Do any lines in the data below contain "this"? If so, copy every one of them.

── Dataset rows ──

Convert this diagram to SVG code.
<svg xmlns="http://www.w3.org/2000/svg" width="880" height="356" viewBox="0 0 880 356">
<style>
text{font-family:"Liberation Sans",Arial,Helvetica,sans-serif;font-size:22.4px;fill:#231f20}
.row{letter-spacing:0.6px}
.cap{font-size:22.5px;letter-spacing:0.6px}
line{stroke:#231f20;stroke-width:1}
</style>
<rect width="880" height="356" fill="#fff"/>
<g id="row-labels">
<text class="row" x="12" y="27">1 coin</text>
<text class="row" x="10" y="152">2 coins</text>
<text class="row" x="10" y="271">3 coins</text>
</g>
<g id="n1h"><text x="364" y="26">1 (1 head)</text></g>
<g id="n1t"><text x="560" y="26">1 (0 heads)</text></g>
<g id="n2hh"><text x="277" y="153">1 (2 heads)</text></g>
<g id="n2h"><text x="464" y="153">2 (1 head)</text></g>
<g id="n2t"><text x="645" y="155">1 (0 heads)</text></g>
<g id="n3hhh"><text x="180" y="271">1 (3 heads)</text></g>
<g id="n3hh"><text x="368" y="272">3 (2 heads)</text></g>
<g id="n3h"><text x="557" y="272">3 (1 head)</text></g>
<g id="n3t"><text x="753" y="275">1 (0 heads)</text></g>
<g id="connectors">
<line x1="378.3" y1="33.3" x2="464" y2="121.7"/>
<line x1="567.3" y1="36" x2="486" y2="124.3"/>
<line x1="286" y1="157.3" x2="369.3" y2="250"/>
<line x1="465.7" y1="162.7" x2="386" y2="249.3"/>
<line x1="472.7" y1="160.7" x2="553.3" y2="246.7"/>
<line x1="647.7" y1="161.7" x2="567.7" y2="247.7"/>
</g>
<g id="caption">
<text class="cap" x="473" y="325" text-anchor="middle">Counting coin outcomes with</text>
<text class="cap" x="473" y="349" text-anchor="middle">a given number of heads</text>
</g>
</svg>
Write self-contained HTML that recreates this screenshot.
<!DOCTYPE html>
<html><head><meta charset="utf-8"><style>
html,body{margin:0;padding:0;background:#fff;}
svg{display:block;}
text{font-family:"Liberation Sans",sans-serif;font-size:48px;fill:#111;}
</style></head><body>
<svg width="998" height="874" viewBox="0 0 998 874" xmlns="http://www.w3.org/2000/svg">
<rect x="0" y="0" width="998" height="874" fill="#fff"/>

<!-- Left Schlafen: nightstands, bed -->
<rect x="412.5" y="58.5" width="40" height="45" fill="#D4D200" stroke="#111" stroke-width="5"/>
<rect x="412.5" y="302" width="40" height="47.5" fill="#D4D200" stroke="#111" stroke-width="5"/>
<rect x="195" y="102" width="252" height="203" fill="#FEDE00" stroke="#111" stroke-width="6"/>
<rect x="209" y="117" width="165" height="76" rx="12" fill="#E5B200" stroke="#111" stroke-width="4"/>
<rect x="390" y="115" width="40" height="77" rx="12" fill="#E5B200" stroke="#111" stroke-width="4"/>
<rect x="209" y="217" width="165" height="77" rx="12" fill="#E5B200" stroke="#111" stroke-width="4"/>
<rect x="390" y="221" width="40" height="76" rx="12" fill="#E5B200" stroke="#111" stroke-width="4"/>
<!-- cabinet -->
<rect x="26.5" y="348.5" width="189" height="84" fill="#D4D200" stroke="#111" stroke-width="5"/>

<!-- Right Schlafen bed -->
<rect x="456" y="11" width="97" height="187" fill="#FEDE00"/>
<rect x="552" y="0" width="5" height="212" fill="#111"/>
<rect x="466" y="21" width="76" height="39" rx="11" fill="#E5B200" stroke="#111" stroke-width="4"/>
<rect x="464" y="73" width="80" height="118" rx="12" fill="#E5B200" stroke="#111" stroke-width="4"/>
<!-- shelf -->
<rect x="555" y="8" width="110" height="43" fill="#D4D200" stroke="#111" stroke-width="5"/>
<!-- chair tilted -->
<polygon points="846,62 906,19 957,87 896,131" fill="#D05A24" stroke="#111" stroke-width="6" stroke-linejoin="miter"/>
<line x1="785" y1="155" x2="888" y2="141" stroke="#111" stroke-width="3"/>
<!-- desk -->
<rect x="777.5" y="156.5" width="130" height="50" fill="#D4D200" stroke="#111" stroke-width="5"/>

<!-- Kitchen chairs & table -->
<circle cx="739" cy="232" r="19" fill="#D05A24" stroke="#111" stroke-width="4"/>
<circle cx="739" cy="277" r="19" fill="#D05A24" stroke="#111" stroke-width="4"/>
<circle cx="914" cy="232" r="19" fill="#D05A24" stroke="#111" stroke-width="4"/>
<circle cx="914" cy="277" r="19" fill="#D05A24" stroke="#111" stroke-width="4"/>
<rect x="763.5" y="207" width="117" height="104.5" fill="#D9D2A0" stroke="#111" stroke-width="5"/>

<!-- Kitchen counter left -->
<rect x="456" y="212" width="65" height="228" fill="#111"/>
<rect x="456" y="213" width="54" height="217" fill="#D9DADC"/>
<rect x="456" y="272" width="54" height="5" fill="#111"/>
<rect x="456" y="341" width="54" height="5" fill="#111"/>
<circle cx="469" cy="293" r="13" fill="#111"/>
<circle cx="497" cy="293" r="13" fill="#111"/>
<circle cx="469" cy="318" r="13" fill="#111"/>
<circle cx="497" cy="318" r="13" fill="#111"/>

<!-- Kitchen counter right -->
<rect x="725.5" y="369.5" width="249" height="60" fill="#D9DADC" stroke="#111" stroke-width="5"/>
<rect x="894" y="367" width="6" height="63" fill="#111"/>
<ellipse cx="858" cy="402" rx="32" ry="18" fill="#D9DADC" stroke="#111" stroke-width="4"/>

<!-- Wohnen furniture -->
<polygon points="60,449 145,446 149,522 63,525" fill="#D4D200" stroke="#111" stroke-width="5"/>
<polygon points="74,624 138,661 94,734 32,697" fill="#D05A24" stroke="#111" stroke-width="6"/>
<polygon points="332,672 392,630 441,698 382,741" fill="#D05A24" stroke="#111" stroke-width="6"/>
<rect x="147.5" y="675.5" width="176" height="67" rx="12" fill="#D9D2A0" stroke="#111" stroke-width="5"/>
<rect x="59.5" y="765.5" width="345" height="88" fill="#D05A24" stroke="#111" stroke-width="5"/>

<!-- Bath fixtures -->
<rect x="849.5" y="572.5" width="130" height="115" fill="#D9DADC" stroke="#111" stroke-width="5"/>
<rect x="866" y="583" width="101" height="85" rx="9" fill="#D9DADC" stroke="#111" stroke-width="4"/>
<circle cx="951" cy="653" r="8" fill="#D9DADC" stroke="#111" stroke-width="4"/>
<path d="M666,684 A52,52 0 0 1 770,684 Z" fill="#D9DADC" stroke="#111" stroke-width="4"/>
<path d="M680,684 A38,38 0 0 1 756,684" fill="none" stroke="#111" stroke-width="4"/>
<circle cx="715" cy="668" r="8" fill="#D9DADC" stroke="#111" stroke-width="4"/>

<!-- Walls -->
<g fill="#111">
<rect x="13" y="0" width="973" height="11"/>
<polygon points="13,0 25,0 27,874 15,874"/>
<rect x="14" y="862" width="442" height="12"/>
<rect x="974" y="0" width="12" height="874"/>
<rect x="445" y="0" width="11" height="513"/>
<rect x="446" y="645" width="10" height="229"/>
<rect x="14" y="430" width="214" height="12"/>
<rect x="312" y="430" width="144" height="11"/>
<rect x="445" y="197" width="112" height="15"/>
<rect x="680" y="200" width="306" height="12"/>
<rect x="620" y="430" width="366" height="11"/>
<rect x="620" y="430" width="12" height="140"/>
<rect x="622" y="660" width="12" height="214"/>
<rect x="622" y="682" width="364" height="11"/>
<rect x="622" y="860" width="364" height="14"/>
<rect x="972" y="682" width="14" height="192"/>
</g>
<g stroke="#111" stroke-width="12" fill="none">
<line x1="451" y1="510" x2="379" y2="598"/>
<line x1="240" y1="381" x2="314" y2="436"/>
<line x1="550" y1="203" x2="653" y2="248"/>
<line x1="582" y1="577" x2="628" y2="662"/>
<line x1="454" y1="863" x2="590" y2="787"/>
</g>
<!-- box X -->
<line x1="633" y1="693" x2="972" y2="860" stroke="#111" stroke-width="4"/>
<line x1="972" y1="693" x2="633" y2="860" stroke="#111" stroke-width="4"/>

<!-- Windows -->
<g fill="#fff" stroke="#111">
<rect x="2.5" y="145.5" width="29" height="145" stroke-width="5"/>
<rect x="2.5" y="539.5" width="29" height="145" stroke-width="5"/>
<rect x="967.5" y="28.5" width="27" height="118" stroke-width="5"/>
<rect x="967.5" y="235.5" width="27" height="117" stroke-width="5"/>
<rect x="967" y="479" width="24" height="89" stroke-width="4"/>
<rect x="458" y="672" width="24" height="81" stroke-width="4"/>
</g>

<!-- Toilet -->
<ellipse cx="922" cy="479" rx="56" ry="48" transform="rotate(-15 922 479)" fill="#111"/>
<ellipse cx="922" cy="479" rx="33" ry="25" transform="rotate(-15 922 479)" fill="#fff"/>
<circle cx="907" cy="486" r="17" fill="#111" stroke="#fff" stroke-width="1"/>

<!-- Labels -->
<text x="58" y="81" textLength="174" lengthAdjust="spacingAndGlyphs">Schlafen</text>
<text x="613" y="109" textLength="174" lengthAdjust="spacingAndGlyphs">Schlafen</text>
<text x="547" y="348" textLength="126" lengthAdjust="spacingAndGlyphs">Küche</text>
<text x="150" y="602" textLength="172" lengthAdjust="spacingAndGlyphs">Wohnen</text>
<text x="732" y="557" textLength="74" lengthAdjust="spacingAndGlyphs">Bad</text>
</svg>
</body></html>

───

Problem solution:
Convert this diagram to SVG code.
Write self-contained HTML that recreates this screenshot.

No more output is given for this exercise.